Sembra la descrizione minuziosa di un’attesa in un ufficio postale odierno, dove le attese, anche lunghe, sono una routine ormai. Questo è il linguaggio usato da Furia, descrittivo e minuzioso che tende a diminuire il vuoto tra la scrittura e il campo semantico, fino a rischiare la ripetitività dei suoni e dei ritmi, consapevole del fatto che un linguaggio racchiude in sé comunque un’impotenza a comunicare ciò che possiamo solo pensare.

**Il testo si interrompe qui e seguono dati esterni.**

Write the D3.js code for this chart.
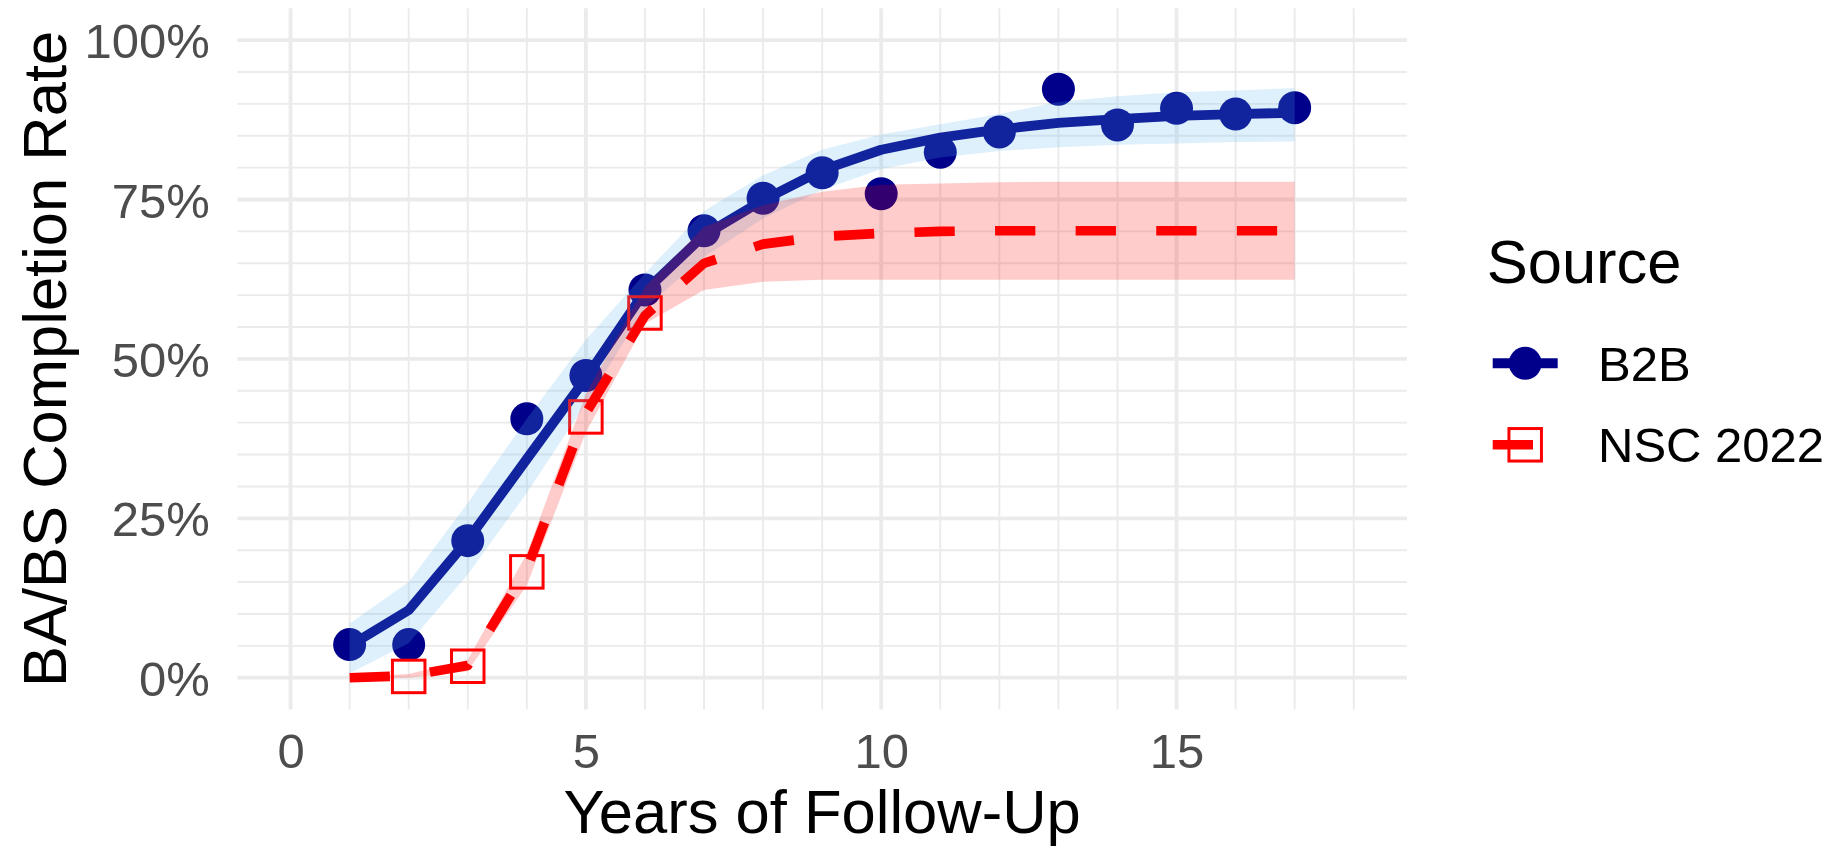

E allora perché arrovellarsi per accumuli che non garantiscono la sorpresa, il meraviglioso, l’inquietudine di una realtà? Non è meglio farsi condurre da un’automatica constatazione di ciò che vogliamo realizzare anziché da quello che riusciamo solo a pensare? E cosa constata la scrittura frammentaria e “automatica” di Furia?
Sembra che Furia sia nemico della scrittura. Invece attraverso piccole storie (quasi dei micro-racconti) di vita reale e quotidiana ripristina le azioni anziché le intenzioni, storie di realtà che denunciano l’impostura dei sentimenti, attraverso rumori, spazi, cose della vita. Per esempio guardare un passerotto saltellare attorno ad un tavolino di un bar alla ricerca di qualche briciola da beccare sotto gli occhi indifferenti di un cameriere che in completa trasgressione di un cartello con la scritta “si prega di non distribuire cibo ai volatili”.
Insomma piccole cose come una specie di servizio sociale come il richiamare, per es., l’attenzione dell’ufficio tecnico – immaginiamo della propria città – sulla pericolosità di un tombino uscito dalla sua sede. Storia di tutti i giorni, di una vita senza grosse aspettative ma non per questo senza importanza, narrata in terza persona, senza personaggi né nomi di persone, né protagonisti avvinghiati da una trama. Frammenti di vita, azioni di vita apparentemente banali ma quasi maniacali nella descrizione, come a p. 16:
– «Avendo notato come tondo bottone fosse sul punto di staccarsi, tentò di filo che ancora tratteneva l’utile dischetto: poiché la manovra non si mostrò agevole, estrasse taglienti forbici da cilindrica scatola e, inseriti pollice e indice della mano destra negli appositi anelli, perfezionò, con un sol colpo, la necessaria operazione».
Allo stesso tempo è un’incitazione a non indietreggiare di fronte alle problematiche, questo lavoro di Furia, a non subire passivamente le azioni ma, testardamente, provocare una via d’uscita. Azioni descrittive ma minuziose, frammentate dal necessario e dalla necessità del momento, anche per allontanare illusioni e sentimenti fuorvianti. Azioni che si subiscono in piena coscienza fino ad arrivare a strappare un sorriso:
– «Domestico felino, in mattutina, solitaria, sosta sul bordo di ampio marciapiede, avrebbe rispettato il codice della strada?» (p. 18).
Quindi, per concludere si tratta di un volume che toglie il superfluo, l’enfasi della narrazione, e questo scopo dell’autore si realizza attraverso piccoli lacerti di racconti dove la frammentazione del linguaggio, appunto, sia pure didascalica e descrittiva, allontana quello che è presente nella narrativa, e che possiamo definire “illusoria consolazione”. D’altronde per Wittgenstein «Il linguaggio è un labirinto di strade, vieni da una parte e ti sai orientare, giungi allo stesso punto da un’altra parte e non ti raccapezzi più». Ancora Wittgenstein: «Per poter essere in grado di porre un limite al pensiero, dovremmo trovare entrambi gli estremi del limite pensabile (cioè dovremmo essere in grado di pensare quello che non può essere pensato)». Perché fingere con se stessi e con il lettore, ci sembra dire Furia, perché divorare i pensieri con l’illusione di possederli?:
– «Raggiunto policromo tappeto, messa in funzione l’elettrica scopa, fu sorpreso dall’automatico spegnimento della stessa: una lucente spia segnalava la necessaria (improrogabile) sostituzione del (ricolmo) sacchetto interno…».